William Bennet Munro History Seminar
In October of 2018, the Wall Street Journal broke the news of the "grievance studies hoax," in which a small team of scholars submitted twenty fraudulent and "intentionally broken" papers to critical humanities journals. They intended to expose the "corrupting" influences of postmodernism and identity politics on humanities scholarship that "was not scientific...not rigorous." Ultimately, the hoaxsters managed to successfully publish four papers and had three other papers forthcoming when they were exposed. The targeted journals, they argued, failed to distinguish cutting edge papers worthy of publication from, well, bullshit.

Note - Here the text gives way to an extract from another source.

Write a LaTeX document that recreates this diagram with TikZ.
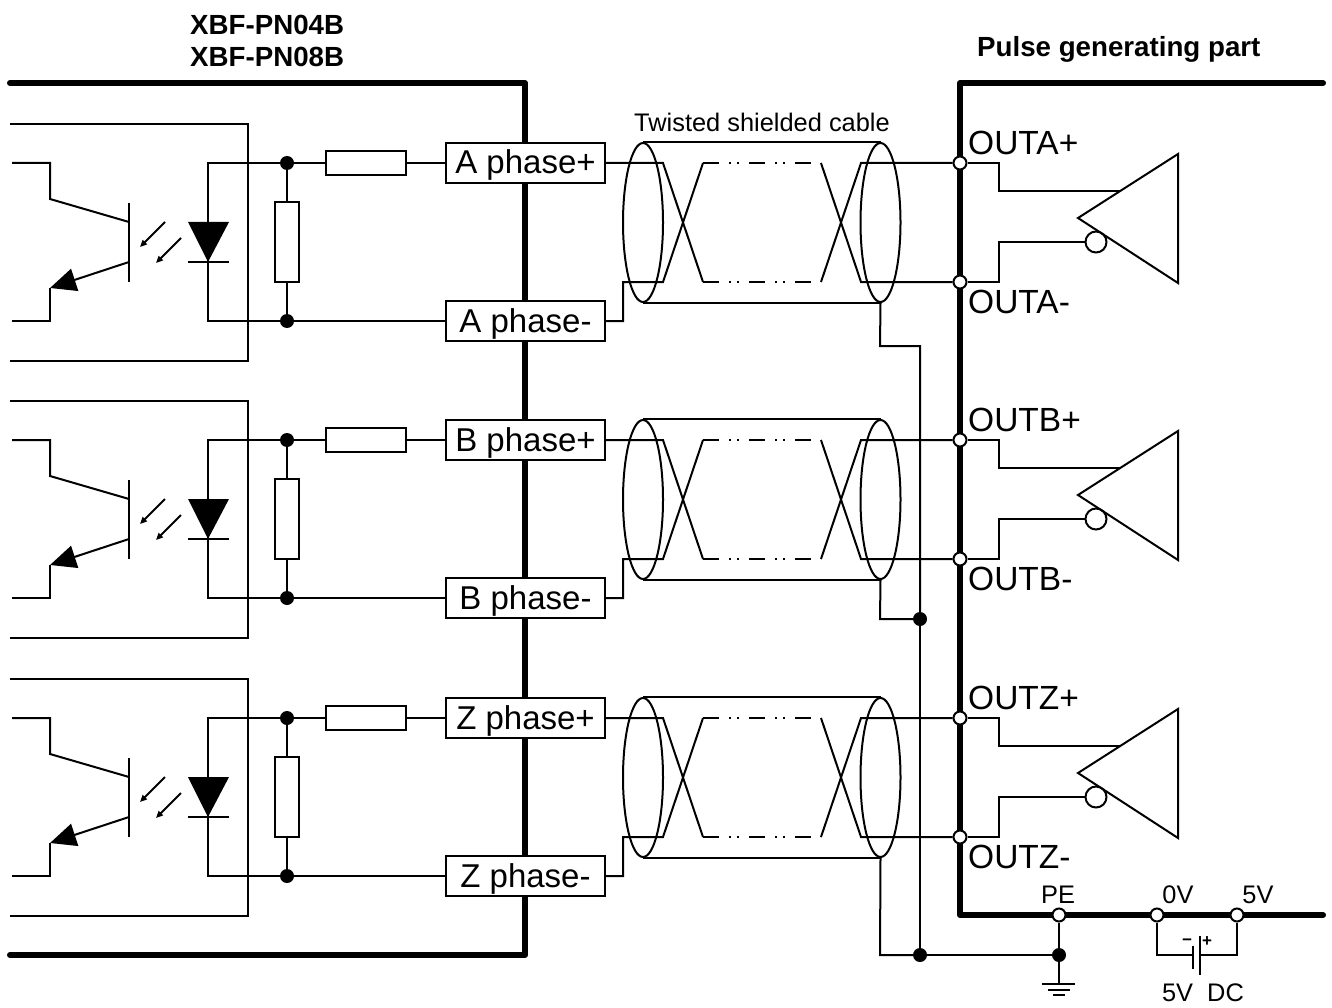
\documentclass[tikz,border=0pt]{standalone}
\usepackage{fontspec}
\setmainfont{Liberation Sans}
\usetikzlibrary{arrows.meta,shapes.geometric}
\tikzset{
  wire/.style={line width=2pt},
  dashwire/.style={line width=2pt,dash pattern=on 16pt off 10pt on 2pt off 6pt on 2pt off 10pt},
  rail/.style={line width=6pt,line cap=round,line join=round},
  termbox/.style={draw,fill=white,line width=2pt,inner sep=0pt,minimum width=159pt,minimum height=40pt,text height=24pt,text depth=2pt,font=\fontsize{33}{36}\selectfont},
  resh/.style={draw,fill=white,line width=2pt,inner sep=0pt,minimum width=80pt,minimum height=24pt},
  resv/.style={draw,fill=white,line width=2pt,inner sep=0pt,minimum width=24pt,minimum height=80pt},
  jdot/.style={circle,fill=black,inner sep=0pt,minimum size=14pt},
  opendot/.style={circle,draw,fill=white,line width=2pt,inner sep=0pt,minimum size=13pt},
  invdot/.style={circle,draw,fill=white,line width=2pt,inner sep=0pt,minimum size=21pt},
  shield/.style={ellipse,draw,line width=2pt,inner sep=0pt,minimum width=40pt,minimum height=159pt},
  outlabel/.style={anchor=west,inner sep=0pt,font=\fontsize{33.5}{36}\selectfont},
  smalllabel/.style={inner sep=0pt,font=\fontsize{25.4}{28}\selectfont},
  boldlabel/.style={anchor=west,inner sep=0pt,font=\fontsize{27.7}{30}\selectfont\bfseries},
  polarity/.style={inner sep=0pt,font=\fontsize{17}{17}\selectfont\bfseries},
  bigtip/.style={-{Triangle[length=26pt,width=23pt]}},
  lighttip/.style={-{Triangle[length=7pt,width=6pt]}}
}
\begin{document}
\begin{tikzpicture}[x=1pt,y=-1pt]
  \useasboundingbox (0,0) rectangle (1332,1008);

  \node [boldlabel] (typeA) at (190,25) {XBF-PN04B};
  \node [boldlabel] (typeB) at (190,57) {XBF-PN08B};
  \node [boldlabel] (pulse) at (977,49) {Pulse generating part};
  \node [smalllabel] (cable) at (762,122) {Twisted shielded cable};

  \draw [rail] (10,83) -- (525,83) -- (525,955) -- (10,955);
  \draw [rail] (1323,83) -- (960,83) -- (960,915) -- (1323,915);

  % A phase
  \draw [wire] (10,124) -- (248,124) -- (248,361) -- (10,361);
  \draw [wire] (12,163) -- (50,163) -- (50,199) -- (129,222);
  \draw [wire] (129,203) -- (129,282);
  \draw [wire,bigtip] (129,262) -- (50,288);
  \draw [wire] (50,288) -- (50,321) -- (12,321);
  \draw [wire,lighttip] (165,222) -- (140,247);
  \draw [wire,lighttip] (181,238) -- (156,263);
  \fill (188,222) -- (229,222) -- (208,262) -- cycle;
  \draw [wire] (188,262) -- (229,262);
  \node [jdot] (aJp) at (287,163) {};
  \node [jdot] (aJn) at (287,321) {};
  \node [resh] (aRs) at (366,163) {};
  \node [resv] (aRp) at (287,242) {};
  \node [termbox] (aPos) at (525.5,163) {A phase+};
  \node [termbox] (aNeg) at (525.5,321) {A phase-};
  \node [shield] (aSL) at (643,222.5) {};
  \node [shield] (aSR) at (880.5,222.5) {};
  \node [opendot] (aOutP) at (960,163) {};
  \node [opendot] (aOutN) at (960,282) {};
  \node [outlabel] (aLblP) at (968,143) {OUTA+};
  \node [outlabel] (aLblN) at (968,302) {OUTA-};
  \node [invdot] (aInv) at (1096,242) {};
  \draw [wire] (aJp) -- (208,163) -- (208,321) -- (aJn);
  \draw [wire] (aJp) -- (aRs);
  \draw [wire] (aRs) -- (aPos.west);
  \draw [wire] (aJp) -- (aRp);
  \draw [wire] (aRp) -- (aJn);
  \draw [wire] (aJn) -- (aNeg.west);
  \draw [wire] (aSL.north) -- (aSR.north);
  \draw [wire] (aSL.south) -- (aSR.south);
  \draw [wire] (aPos.east) -- (663,163) -- (703,282);
  \draw [dashwire] (703,282) -- (821,282);
  \draw [wire] (821,282) -- (861,163) -- (aOutP);
  \draw [wire] (aNeg.east) -- (623,321) -- (623,282) -- (663,282) -- (703,163);
  \draw [dashwire] (703,163) -- (821,163);
  \draw [wire] (821,163) -- (861,282) -- (aOutN);
  \draw [wire] (1078,218) -- (1178,154) -- (1178,283) -- cycle;
  \draw [wire] (aOutP) -- (999,163) -- (999,191) -- (1120,191);
  \draw [wire] (aOutN) -- (999,282) -- (999,242) -- (aInv);

  % B phase
  \draw [wire] (10,401) -- (248,401) -- (248,638) -- (10,638);
  \draw [wire] (12,440) -- (50,440) -- (50,476) -- (129,499);
  \draw [wire] (129,480) -- (129,559);
  \draw [wire,bigtip] (129,539) -- (50,565);
  \draw [wire] (50,565) -- (50,598) -- (12,598);
  \draw [wire,lighttip] (165,499) -- (140,524);
  \draw [wire,lighttip] (181,515) -- (156,540);
  \fill (188,499) -- (229,499) -- (208,539) -- cycle;
  \draw [wire] (188,539) -- (229,539);
  \node [jdot] (bJp) at (287,440) {};
  \node [jdot] (bJn) at (287,598) {};
  \node [resh] (bRs) at (366,440) {};
  \node [resv] (bRp) at (287,519) {};
  \node [termbox] (bPos) at (525.5,440) {B phase+};
  \node [termbox] (bNeg) at (525.5,598) {B phase-};
  \node [shield] (bSL) at (643,499.5) {};
  \node [shield] (bSR) at (880.5,499.5) {};
  \node [opendot] (bOutP) at (960,440) {};
  \node [opendot] (bOutN) at (960,559) {};
  \node [outlabel] (bLblP) at (968,420) {OUTB+};
  \node [outlabel] (bLblN) at (968,579) {OUTB-};
  \node [invdot] (bInv) at (1096,519) {};
  \draw [wire] (bJp) -- (208,440) -- (208,598) -- (bJn);
  \draw [wire] (bJp) -- (bRs);
  \draw [wire] (bRs) -- (bPos.west);
  \draw [wire] (bJp) -- (bRp);
  \draw [wire] (bRp) -- (bJn);
  \draw [wire] (bJn) -- (bNeg.west);
  \draw [wire] (bSL.north) -- (bSR.north);
  \draw [wire] (bSL.south) -- (bSR.south);
  \draw [wire] (bPos.east) -- (663,440) -- (703,559);
  \draw [dashwire] (703,559) -- (821,559);
  \draw [wire] (821,559) -- (861,440) -- (bOutP);
  \draw [wire] (bNeg.east) -- (623,598) -- (623,559) -- (663,559) -- (703,440);
  \draw [dashwire] (703,440) -- (821,440);
  \draw [wire] (821,440) -- (861,559) -- (bOutN);
  \draw [wire] (1078,495) -- (1178,431) -- (1178,560) -- cycle;
  \draw [wire] (bOutP) -- (999,440) -- (999,468) -- (1120,468);
  \draw [wire] (bOutN) -- (999,559) -- (999,519) -- (bInv);

  % Z phase
  \draw [wire] (10,679) -- (248,679) -- (248,916) -- (10,916);
  \draw [wire] (12,718) -- (50,718) -- (50,754) -- (129,777);
  \draw [wire] (129,758) -- (129,837);
  \draw [wire,bigtip] (129,817) -- (50,843);
  \draw [wire] (50,843) -- (50,876) -- (12,876);
  \draw [wire,lighttip] (165,777) -- (140,802);
  \draw [wire,lighttip] (181,793) -- (156,818);
  \fill (188,777) -- (229,777) -- (208,817) -- cycle;
  \draw [wire] (188,817) -- (229,817);
  \node [jdot] (zJp) at (287,718) {};
  \node [jdot] (zJn) at (287,876) {};
  \node [resh] (zRs) at (366,718) {};
  \node [resv] (zRp) at (287,797) {};
  \node [termbox] (zPos) at (525.5,718) {Z phase+};
  \node [termbox] (zNeg) at (525.5,876) {Z phase-};
  \node [shield] (zSL) at (643,777.5) {};
  \node [shield] (zSR) at (880.5,777.5) {};
  \node [opendot] (zOutP) at (960,718) {};
  \node [opendot] (zOutN) at (960,837) {};
  \node [outlabel] (zLblP) at (968,698) {OUTZ+};
  \node [outlabel] (zLblN) at (968,857) {OUTZ-};
  \node [invdot] (zInv) at (1096,797) {};
  \draw [wire] (zJp) -- (208,718) -- (208,876) -- (zJn);
  \draw [wire] (zJp) -- (zRs);
  \draw [wire] (zRs) -- (zPos.west);
  \draw [wire] (zJp) -- (zRp);
  \draw [wire] (zRp) -- (zJn);
  \draw [wire] (zJn) -- (zNeg.west);
  \draw [wire] (zSL.north) -- (zSR.north);
  \draw [wire] (zSL.south) -- (zSR.south);
  \draw [wire] (zPos.east) -- (663,718) -- (703,837);
  \draw [dashwire] (703,837) -- (821,837);
  \draw [wire] (821,837) -- (861,718) -- (zOutP);
  \draw [wire] (zNeg.east) -- (623,876) -- (623,837) -- (663,837) -- (703,718);
  \draw [dashwire] (703,718) -- (821,718);
  \draw [wire] (821,718) -- (861,837) -- (zOutN);
  \draw [wire] (1078,773) -- (1178,709) -- (1178,838) -- cycle;
  \draw [wire] (zOutP) -- (999,718) -- (999,746) -- (1120,746);
  \draw [wire] (zOutN) -- (999,837) -- (999,797) -- (zInv);

  % shield and supply
  \node [jdot] (jMid) at (920,619) {};
  \node [jdot] (jLow) at (920,955) {};
  \node [jdot] (jPe) at (1059,955) {};
  \node [opendot] (pe) at (1059,915) {};
  \node [opendot] (zero) at (1157,915) {};
  \node [opendot] (five) at (1237,915) {};
  \node [smalllabel] (peLbl) at (1058,895) {PE};
  \node [smalllabel] (zeroLbl) at (1178,895) {0V};
  \node [smalllabel] (fiveLbl) at (1258,895) {5V};
  \node [smalllabel] (dcLbl) at (1203,993) {5V\ \ DC};
  \node [polarity] (minus) at (1187,942) {−};
  \node [polarity] (plus) at (1207,942) {+};
  \coordinate (gnd) at (1059,984);
  \coordinate (cellN) at (1193,955);
  \coordinate (cellP) at (1200,955);

  \draw [wire] (aSR.south) -- (880,346) -- (920,346) -- (jMid);
  \draw [wire] (bSR.south) -- (880,619) -- (jMid);
  \draw [wire] (zSR.south) -- (880,955) -- (jLow);
  \draw [wire] (jMid) -- (jLow);
  \draw [wire] (jLow) -- (jPe);
  \draw [wire] (pe) -- (jPe);
  \draw [wire] (jPe) -- (gnd);
  \draw [wire] (1042,984) -- (1075,984);
  \draw [wire] (1048,990) -- (1070,990);
  \draw [wire] (1053,995) -- (1065,995);
  \draw [wire] (zero) -- (1157,955) -- (cellN);
  \draw [wire] (five) -- (1237,955) -- (cellP);
  \draw [wire] (1193,946) -- (1193,969);
  \draw [wire] (1200,936) -- (1200,975);
\end{tikzpicture}
\end{document}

The hoax immediately received widespread, international media attention. Its partisans lauded it as a worthy successor to physicist Alan Sokal's famous 1996 punking of the journal Social Text and dubbed it "Sokal Squared" accordingly. Its detractors argued that it fell far short of the standard for "objective," "scientific," and "rigorous" inquiry espoused by the hoaxsters, precisely the flaw the hoaxsters projected on their targets.
This talk explores the broader meaning of the hoax and why it received such sustained and intense attention. In particular, we will examine what the hoax can tell us about the recent history of American universities, as well as the status of both "scientific" and "humanistic" inquiry in the age of proliferating "fake news" and pseudoscience.